Secondly, displays should set a standard for the extent of knowledge and the quality of work expected of children. When displays are beautifully set out and are talked about with care by teachers and leaders, it shows that we value the quality which work is produced. This is why neat borders, carefully spaced work and pride in what’s on display are important – it’s one way of setting standards of children’s work in their books. If we allow irrelevant content, or not enough depth of content or display boards to become tatty, then we’re hypocritical when we expect the same things in children’s books.

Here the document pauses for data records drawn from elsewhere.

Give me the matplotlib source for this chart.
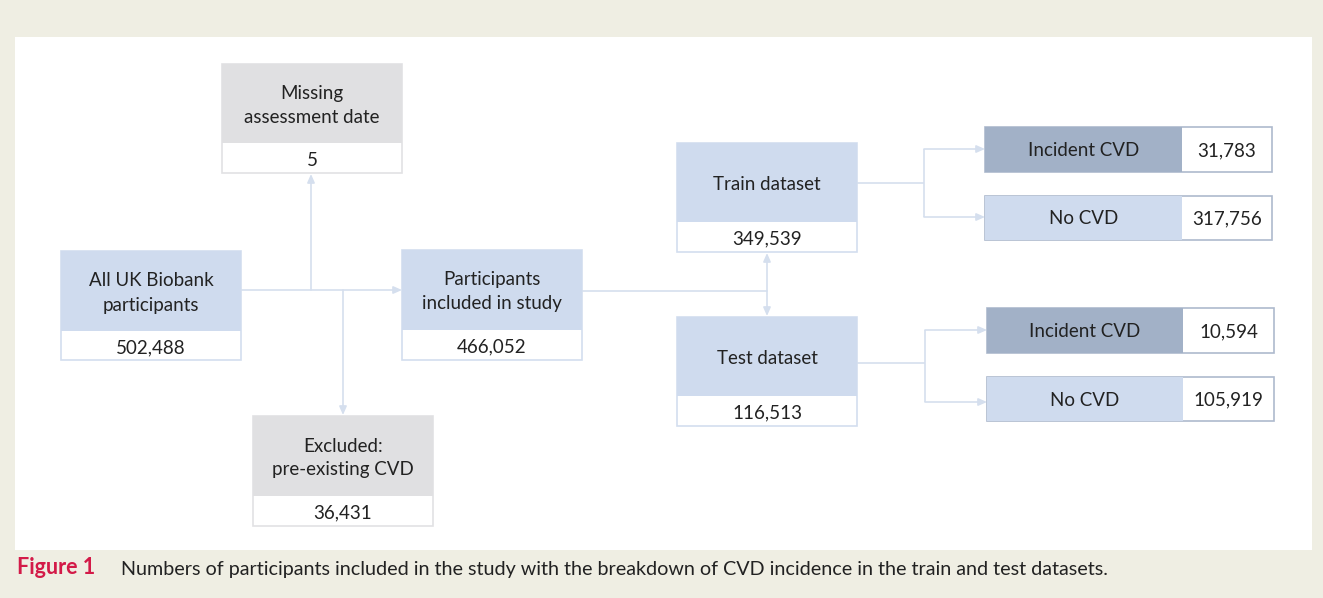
import matplotlib.pyplot as plt
from matplotlib.patches import Rectangle

plt.rcParams['font.family'] = ['Lato', 'DejaVu Sans']

# data
main_labels = ['All UK Biobank\nparticipants', 'Participants\nincluded in study',
               'Missing\nassessment date', 'Excluded:\npre-existing CVD',
               'Train dataset', 'Test dataset']
main_counts = ['502,488', '466,052', '5', '36,431', '349,539', '116,513']
outcome_labels = ['Incident CVD', 'No CVD', 'Incident CVD', 'No CVD']
outcome_counts = ['31,783', '317,756', '10,594', '105,919']
caption_tag = 'Figure 1'
caption_text = ('Numbers of participants included in the study with the breakdown '
                'of CVD incidence in the train and test datasets.')

# layout (pixels): x, top, width, label height, count height
main_pos = [(61, 251, 180, 80, 29), (402, 250, 180, 80, 30),
            (222, 64, 180, 79, 30), (253, 416, 180, 80, 30),
            (677, 143, 180, 79, 30), (677, 317, 180, 79, 30)]
main_fill = ['#CFDBEE', '#CFDBEE', '#E0E0E2', '#E0E0E2', '#CFDBEE', '#CFDBEE']
main_edge = ['#D3DEEF', '#D3DEEF', '#E2E2E4', '#E2E2E4', '#D3DEEF', '#D3DEEF']
out_pos = [(985, 127, 197, 90, 45), (985, 196, 197, 90, 44),
           (987, 308, 196, 91, 45), (987, 377, 196, 91, 44)]
out_fill = ['#A2B1C7', '#CFDBEE', '#A2B1C7', '#CFDBEE']

bg = '#EFEEE3'
line_c = '#D5DFEE'
txt_c = '#222222'
fs = 13.5

fig = plt.figure(figsize=(13.23, 5.98), dpi=100, facecolor=bg)
ax = fig.add_axes([0, 0, 1, 1])
ax.set_xlim(0, 1323)
ax.set_ylim(598, 0)
ax.axis('off')

ax.add_patch(Rectangle((15, 37), 1297, 513, facecolor='white', edgecolor='none'))

for lab, cnt, (x, y, w, h1, h2), fc, ec in zip(main_labels, main_counts, main_pos,
                                              main_fill, main_edge):
    ax.add_patch(Rectangle((x, y), w, h1 + h2, facecolor='white', edgecolor=ec, lw=1.2))
    ax.add_patch(Rectangle((x, y), w, h1, facecolor=fc, edgecolor='none'))
    ax.text(x + w / 2, y + h1 / 2 + 2, lab, ha='center', va='center', fontsize=fs,
            color=txt_c, linespacing=1.5)
    ax.text(x + w / 2, y + h1 + h2 / 2 + 2, cnt, ha='center', va='center', fontsize=fs,
            color=txt_c)

for lab, cnt, (x, y, w, w2, h), fc in zip(outcome_labels, outcome_counts, out_pos, out_fill):
    ax.add_patch(Rectangle((x, y), w + w2, h, facecolor='white', edgecolor='#AEBACD', lw=1.2))
    ax.add_patch(Rectangle((x, y), w, h, facecolor=fc, edgecolor='none'))
    ax.text(x + w / 2, y + h / 2 + 1, lab, ha='center', va='center', fontsize=fs, color=txt_c)
    ax.text(x + w + w2 / 2, y + h / 2 + 1, cnt, ha='center', va='center', fontsize=fs,
            color=txt_c)


def seg(x0, y0, x1, y1):
    ax.plot([x0, x1], [y0, y1], color=line_c, lw=1.2, solid_capstyle='butt')


def arrow(x0, y0, x1, y1):
    ax.annotate('', xy=(x1, y1), xytext=(x0, y0),
                arrowprops=dict(arrowstyle='-|>,head_length=0.5,head_width=0.22',
                                color=line_c, lw=1.2, shrinkA=0, shrinkB=0))


# left part
arrow(241, 290, 402, 290)
arrow(311, 290, 311, 174)
arrow(343, 290, 343, 415)

# to train / test
seg(582, 291, 767, 291)
arrow(767, 291, 767, 253)
arrow(767, 291, 767, 316)

# train branches
seg(857, 183, 924, 183)
seg(924, 149, 924, 217)
arrow(924, 149, 985, 149)
arrow(924, 217, 985, 217)

# test branches
seg(857, 363, 925, 363)
seg(925, 330, 925, 402)
arrow(925, 330, 987, 330)
arrow(925, 402, 987, 402)

# caption
ax.text(17, 568, caption_tag, ha='left', va='center', fontsize=15.5, fontweight='bold',
        color='#D31A48')
ax.text(121, 569, caption_text, ha='left', va='center', fontsize=14.2, color='#222222')

fig.savefig('out.png', dpi=100, facecolor=bg)
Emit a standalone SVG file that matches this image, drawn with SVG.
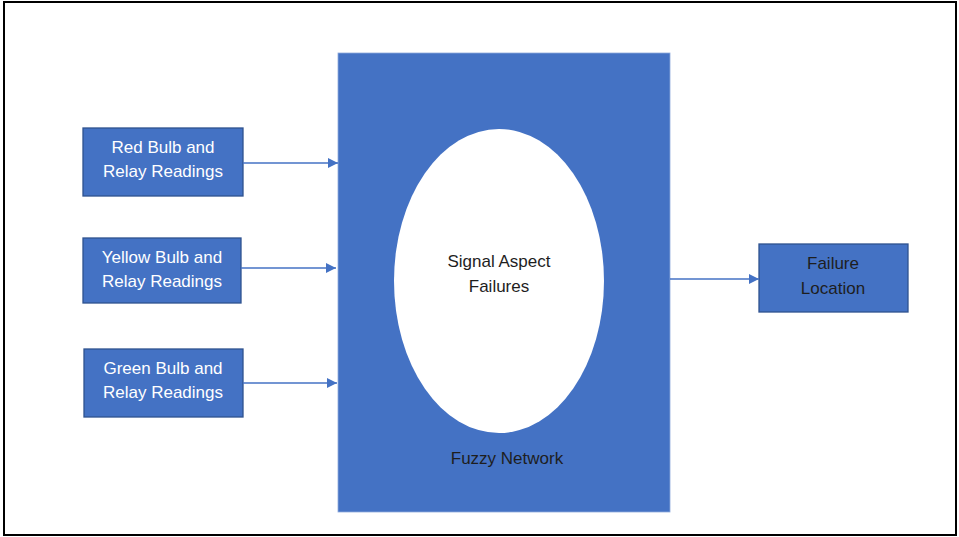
<svg xmlns="http://www.w3.org/2000/svg" width="959" height="537" viewBox="0 0 959 537">
  <style>
    .box { fill: #4472C4; stroke: #2F528F; stroke-width: 1.3; }
    .lbl { font-family: "Liberation Sans", Arial, sans-serif; font-size: 17px; text-anchor: middle; }
    .light { fill: #FFFFFF; }
    .dark { fill: #1E1E1E; }
    .conn { stroke: #4472C4; stroke-width: 1.5; fill: none; marker-end: url(#arrow); }
  </style>
  <defs>
    <marker id="arrow" viewBox="0 0 10 10" refX="10" refY="5" markerWidth="10" markerHeight="10" markerUnits="userSpaceOnUse" orient="auto">
      <path d="M0,0 L10,5 L0,10 Z" fill="#4472C4"/>
    </marker>
  </defs>

  <!-- page frame -->
  <rect x="0" y="0" width="959" height="537" fill="#FFFFFF"/>
  <rect x="4" y="2" width="952" height="533" fill="#FFFFFF" stroke="#000000" stroke-width="2"/>

  <!-- central fuzzy network block -->
  <g id="fuzzy-network">
    <rect x="338" y="53" width="332" height="459" fill="#4472C4" stroke="#8FAADC" stroke-width="0.8"/>
    <text class="lbl dark" x="507" y="464">Fuzzy Network</text>
  </g>

  <g id="signal-aspect-failures">
    <ellipse cx="499" cy="281" rx="105" ry="152" fill="#FFFFFF"/>
    <text class="lbl dark" x="499" y="267">Signal Aspect</text>
    <text class="lbl dark" x="499" y="292">Failures</text>
  </g>

  <g id="red-input">
    <rect class="box" x="83" y="128" width="160" height="68"/>
    <text class="lbl light" x="163" y="153">Red Bulb and</text>
    <text class="lbl light" x="163" y="177">Relay Readings</text>
  </g>

  <g id="yellow-input">
    <rect class="box" x="83" y="238" width="158" height="65"/>
    <text class="lbl light" x="162" y="263">Yellow Bulb and</text>
    <text class="lbl light" x="162" y="287">Relay Readings</text>
  </g>

  <g id="green-input">
    <rect class="box" x="84" y="349" width="159" height="68"/>
    <text class="lbl light" x="163" y="374">Green Bulb and</text>
    <text class="lbl light" x="163" y="398">Relay Readings</text>
  </g>

  <g id="failure-location">
    <rect class="box" x="759" y="244" width="149" height="68"/>
    <text class="lbl dark" x="833" y="269">Failure</text>
    <text class="lbl dark" x="833" y="294">Location</text>
  </g>

  <g id="connectors">
    <line class="conn" x1="243" y1="163" x2="338" y2="163"/>
    <line class="conn" x1="241" y1="268" x2="336" y2="268"/>
    <line class="conn" x1="243" y1="383" x2="337" y2="383"/>
    <line class="conn" x1="670" y1="279" x2="759" y2="279"/>
  </g>
</svg>
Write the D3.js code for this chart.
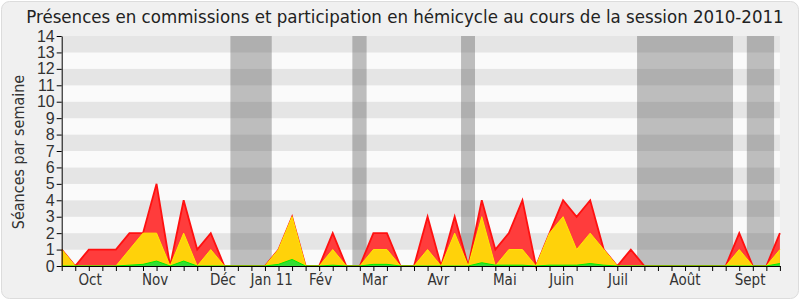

Thirdly, they should make the classroom an inviting place that stimulates interest in the subject content to be learned. They should trigger enthusiasm for learning – one of many hooks so that the teacher can work with receptive minds.
Pitfalls to avoid
Displays should not be used in an attempt to prove that a particular initiative is embedded. Posters about mindset or school rules, for example, if displayed on a wall, do not mean that those aspects are established as part of the school culture. Displays like that mean nothing unless the ideas behind them can be articulated by children, teachers, and leaders. It is important here to return the first idea of recognition vs retrieval: displays about mindset and school rules (to name just two – there are, I’m sure, many other applicable projects) can be useful as long as they are thought about carefully. Use images, symbols, and words and give children regular opportunities to think about and express their meaning.
With the sheer amount of content that children are expected to learn, it can be tempting to plaster every inch of wall space with some sort of display. This is a mistake. Children can only attend to so much from the environment around them before working memory is overloaded. A result of this is that some displays barely even get looked at and if that is the case, why are they there?
Displays, if done well, can have a significant impact on children’s learning or they can be a colourful yet ignored decoration. If we take into account what is necessary for children to learn and use those principles when planning displays, we’re more likely to create an environment that has a greater chance of contributing to long-term learning rather than short-term performance.